Given instruction
What is to be printed is the span of lines starting at the one containing "Convert this diagram to TikZ code." and ending at the one containing "[image box, minimum", reproduced exactly with pictures left out.

Plotting code records
__________

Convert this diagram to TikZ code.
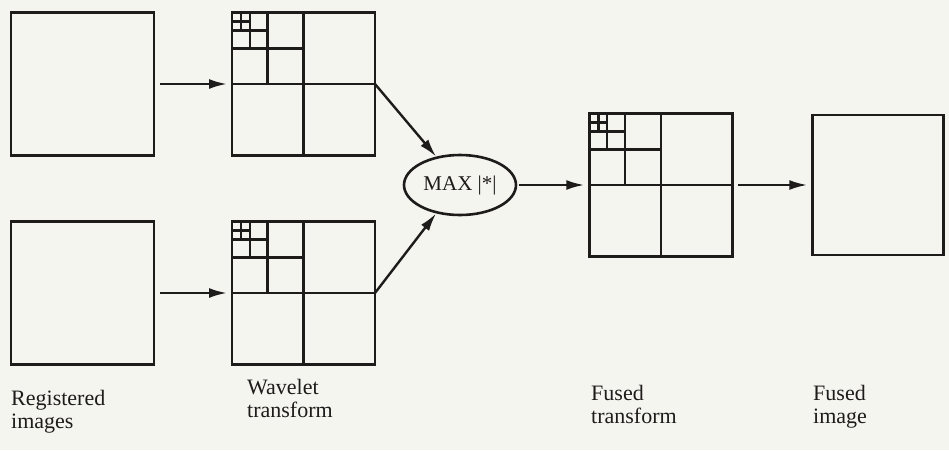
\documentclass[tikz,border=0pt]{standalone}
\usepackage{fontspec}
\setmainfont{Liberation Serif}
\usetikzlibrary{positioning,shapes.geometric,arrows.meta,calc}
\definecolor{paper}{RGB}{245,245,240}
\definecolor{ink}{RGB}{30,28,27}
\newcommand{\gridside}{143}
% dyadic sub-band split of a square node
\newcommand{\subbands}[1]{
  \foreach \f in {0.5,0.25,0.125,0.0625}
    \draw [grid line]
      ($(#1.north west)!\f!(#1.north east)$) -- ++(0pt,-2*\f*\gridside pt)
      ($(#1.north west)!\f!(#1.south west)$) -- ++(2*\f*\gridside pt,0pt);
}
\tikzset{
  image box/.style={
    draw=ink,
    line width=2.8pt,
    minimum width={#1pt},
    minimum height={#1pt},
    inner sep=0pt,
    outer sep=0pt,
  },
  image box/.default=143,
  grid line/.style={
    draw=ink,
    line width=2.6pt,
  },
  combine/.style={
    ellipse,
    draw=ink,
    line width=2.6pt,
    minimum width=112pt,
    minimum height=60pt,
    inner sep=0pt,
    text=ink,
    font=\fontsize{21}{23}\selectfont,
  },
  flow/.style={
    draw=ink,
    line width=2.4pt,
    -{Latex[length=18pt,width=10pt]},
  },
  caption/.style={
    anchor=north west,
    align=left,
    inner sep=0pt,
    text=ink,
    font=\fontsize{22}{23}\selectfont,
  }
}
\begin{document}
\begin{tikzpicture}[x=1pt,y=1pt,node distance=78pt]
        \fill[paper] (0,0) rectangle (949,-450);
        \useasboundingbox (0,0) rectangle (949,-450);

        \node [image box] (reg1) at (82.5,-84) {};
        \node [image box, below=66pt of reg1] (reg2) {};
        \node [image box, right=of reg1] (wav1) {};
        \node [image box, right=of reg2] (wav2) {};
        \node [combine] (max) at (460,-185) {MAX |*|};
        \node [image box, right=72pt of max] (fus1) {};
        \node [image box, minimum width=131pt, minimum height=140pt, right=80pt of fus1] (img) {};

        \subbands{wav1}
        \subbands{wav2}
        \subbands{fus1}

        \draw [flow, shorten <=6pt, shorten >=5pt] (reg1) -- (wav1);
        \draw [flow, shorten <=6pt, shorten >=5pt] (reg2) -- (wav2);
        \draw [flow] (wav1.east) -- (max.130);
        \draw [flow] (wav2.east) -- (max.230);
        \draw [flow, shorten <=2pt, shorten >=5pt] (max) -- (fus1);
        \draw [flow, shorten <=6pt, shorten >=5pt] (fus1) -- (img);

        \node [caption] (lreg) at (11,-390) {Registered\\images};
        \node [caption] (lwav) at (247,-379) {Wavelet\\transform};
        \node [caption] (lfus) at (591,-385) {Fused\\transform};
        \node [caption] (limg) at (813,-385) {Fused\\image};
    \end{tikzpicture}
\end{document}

__________

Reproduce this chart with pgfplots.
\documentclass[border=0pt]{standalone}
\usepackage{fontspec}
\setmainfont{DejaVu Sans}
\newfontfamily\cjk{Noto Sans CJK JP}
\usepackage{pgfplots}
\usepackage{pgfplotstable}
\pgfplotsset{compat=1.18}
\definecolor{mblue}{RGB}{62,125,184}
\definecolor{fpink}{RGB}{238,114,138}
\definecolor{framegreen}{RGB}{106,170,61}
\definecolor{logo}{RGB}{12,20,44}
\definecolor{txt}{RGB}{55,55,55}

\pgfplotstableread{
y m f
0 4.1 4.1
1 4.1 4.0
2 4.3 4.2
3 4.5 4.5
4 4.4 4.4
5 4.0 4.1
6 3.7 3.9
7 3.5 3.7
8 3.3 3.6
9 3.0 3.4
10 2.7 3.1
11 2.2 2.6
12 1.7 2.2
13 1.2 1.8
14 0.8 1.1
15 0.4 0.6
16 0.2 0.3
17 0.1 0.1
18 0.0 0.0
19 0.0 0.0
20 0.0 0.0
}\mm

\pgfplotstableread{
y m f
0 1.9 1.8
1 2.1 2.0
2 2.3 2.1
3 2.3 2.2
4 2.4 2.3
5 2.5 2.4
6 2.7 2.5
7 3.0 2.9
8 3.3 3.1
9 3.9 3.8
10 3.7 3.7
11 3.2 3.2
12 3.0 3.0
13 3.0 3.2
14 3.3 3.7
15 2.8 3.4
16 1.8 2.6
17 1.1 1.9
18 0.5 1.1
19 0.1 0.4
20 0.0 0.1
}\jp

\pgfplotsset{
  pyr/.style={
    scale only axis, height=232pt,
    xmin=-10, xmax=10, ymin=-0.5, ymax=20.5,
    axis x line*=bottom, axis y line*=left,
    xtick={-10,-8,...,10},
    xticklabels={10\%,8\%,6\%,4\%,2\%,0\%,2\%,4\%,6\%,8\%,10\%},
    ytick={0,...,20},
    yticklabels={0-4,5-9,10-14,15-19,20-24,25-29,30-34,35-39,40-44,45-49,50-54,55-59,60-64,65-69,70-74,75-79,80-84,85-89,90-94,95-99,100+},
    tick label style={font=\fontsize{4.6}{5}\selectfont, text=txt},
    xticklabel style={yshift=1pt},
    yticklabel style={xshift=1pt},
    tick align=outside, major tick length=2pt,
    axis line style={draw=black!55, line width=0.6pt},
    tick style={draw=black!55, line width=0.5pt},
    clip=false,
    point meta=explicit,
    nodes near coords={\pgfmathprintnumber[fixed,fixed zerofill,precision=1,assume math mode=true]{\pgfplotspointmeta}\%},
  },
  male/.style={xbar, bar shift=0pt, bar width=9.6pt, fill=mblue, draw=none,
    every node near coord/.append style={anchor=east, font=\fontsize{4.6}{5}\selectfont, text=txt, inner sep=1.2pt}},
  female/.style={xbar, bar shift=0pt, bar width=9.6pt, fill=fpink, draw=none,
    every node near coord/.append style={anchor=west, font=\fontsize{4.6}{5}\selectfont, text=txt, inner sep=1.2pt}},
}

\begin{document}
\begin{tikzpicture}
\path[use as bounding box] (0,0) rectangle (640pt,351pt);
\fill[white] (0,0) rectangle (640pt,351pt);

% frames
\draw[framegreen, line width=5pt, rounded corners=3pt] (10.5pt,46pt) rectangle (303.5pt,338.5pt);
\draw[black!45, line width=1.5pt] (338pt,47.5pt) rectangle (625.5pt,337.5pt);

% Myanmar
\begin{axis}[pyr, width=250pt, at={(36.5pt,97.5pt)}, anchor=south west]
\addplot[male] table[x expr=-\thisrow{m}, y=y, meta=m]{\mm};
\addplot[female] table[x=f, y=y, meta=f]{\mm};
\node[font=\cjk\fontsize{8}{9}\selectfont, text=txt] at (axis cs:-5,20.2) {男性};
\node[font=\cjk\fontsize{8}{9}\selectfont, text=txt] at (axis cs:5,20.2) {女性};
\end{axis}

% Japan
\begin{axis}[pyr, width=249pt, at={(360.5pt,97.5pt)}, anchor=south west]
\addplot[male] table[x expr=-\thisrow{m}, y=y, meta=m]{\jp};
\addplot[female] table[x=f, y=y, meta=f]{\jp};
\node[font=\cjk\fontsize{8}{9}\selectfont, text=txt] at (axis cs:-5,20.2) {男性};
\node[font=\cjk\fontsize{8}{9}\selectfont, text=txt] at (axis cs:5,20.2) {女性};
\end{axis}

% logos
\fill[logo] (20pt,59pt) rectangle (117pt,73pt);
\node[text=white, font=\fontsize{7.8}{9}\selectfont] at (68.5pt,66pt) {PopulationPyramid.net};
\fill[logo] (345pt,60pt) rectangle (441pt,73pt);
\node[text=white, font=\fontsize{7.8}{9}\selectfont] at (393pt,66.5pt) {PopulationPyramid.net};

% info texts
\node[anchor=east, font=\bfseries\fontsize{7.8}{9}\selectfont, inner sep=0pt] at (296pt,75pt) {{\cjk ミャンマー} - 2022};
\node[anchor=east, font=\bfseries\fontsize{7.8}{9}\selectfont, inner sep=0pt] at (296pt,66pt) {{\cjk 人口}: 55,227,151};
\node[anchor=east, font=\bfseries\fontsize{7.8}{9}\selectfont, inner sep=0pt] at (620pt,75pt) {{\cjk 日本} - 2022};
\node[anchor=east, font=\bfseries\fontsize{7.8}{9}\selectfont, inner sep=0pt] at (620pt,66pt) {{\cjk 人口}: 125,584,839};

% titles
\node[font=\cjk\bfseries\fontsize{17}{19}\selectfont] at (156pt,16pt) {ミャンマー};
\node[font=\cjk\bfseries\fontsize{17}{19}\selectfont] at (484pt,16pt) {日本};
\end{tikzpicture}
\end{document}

__________

Task response
Convert this diagram to TikZ code.
\documentclass[tikz,border=0pt]{standalone}
\usepackage{fontspec}
\setmainfont{Liberation Serif}
\usetikzlibrary{positioning,shapes.geometric,arrows.meta,calc}
\definecolor{paper}{RGB}{245,245,240}
\definecolor{ink}{RGB}{30,28,27}
\newcommand{\gridside}{143}
% dyadic sub-band split of a square node
\newcommand{\subbands}[1]{
  \foreach \f in {0.5,0.25,0.125,0.0625}
    \draw [grid line]
      ($(#1.north west)!\f!(#1.north east)$) -- ++(0pt,-2*\f*\gridside pt)
      ($(#1.north west)!\f!(#1.south west)$) -- ++(2*\f*\gridside pt,0pt);
}
\tikzset{
  image box/.style={
    draw=ink,
    line width=2.8pt,
    minimum width={#1pt},
    minimum height={#1pt},
    inner sep=0pt,
    outer sep=0pt,
  },
  image box/.default=143,
  grid line/.style={
    draw=ink,
    line width=2.6pt,
  },
  combine/.style={
    ellipse,
    draw=ink,
    line width=2.6pt,
    minimum width=112pt,
    minimum height=60pt,
    inner sep=0pt,
    text=ink,
    font=\fontsize{21}{23}\selectfont,
  },
  flow/.style={
    draw=ink,
    line width=2.4pt,
    -{Latex[length=18pt,width=10pt]},
  },
  caption/.style={
    anchor=north west,
    align=left,
    inner sep=0pt,
    text=ink,
    font=\fontsize{22}{23}\selectfont,
  }
}
\begin{document}
\begin{tikzpicture}[x=1pt,y=1pt,node distance=78pt]
        \fill[paper] (0,0) rectangle (949,-450);
        \useasboundingbox (0,0) rectangle (949,-450);

        \node [image box] (reg1) at (82.5,-84) {};
        \node [image box, below=66pt of reg1] (reg2) {};
        \node [image box, right=of reg1] (wav1) {};
        \node [image box, right=of reg2] (wav2) {};
        \node [combine] (max) at (460,-185) {MAX |*|};
        \node [image box, right=72pt of max] (fus1) {};
        \node [image box, minimum width=131pt, minimum height=140pt, right=80pt of fus1] (img) {};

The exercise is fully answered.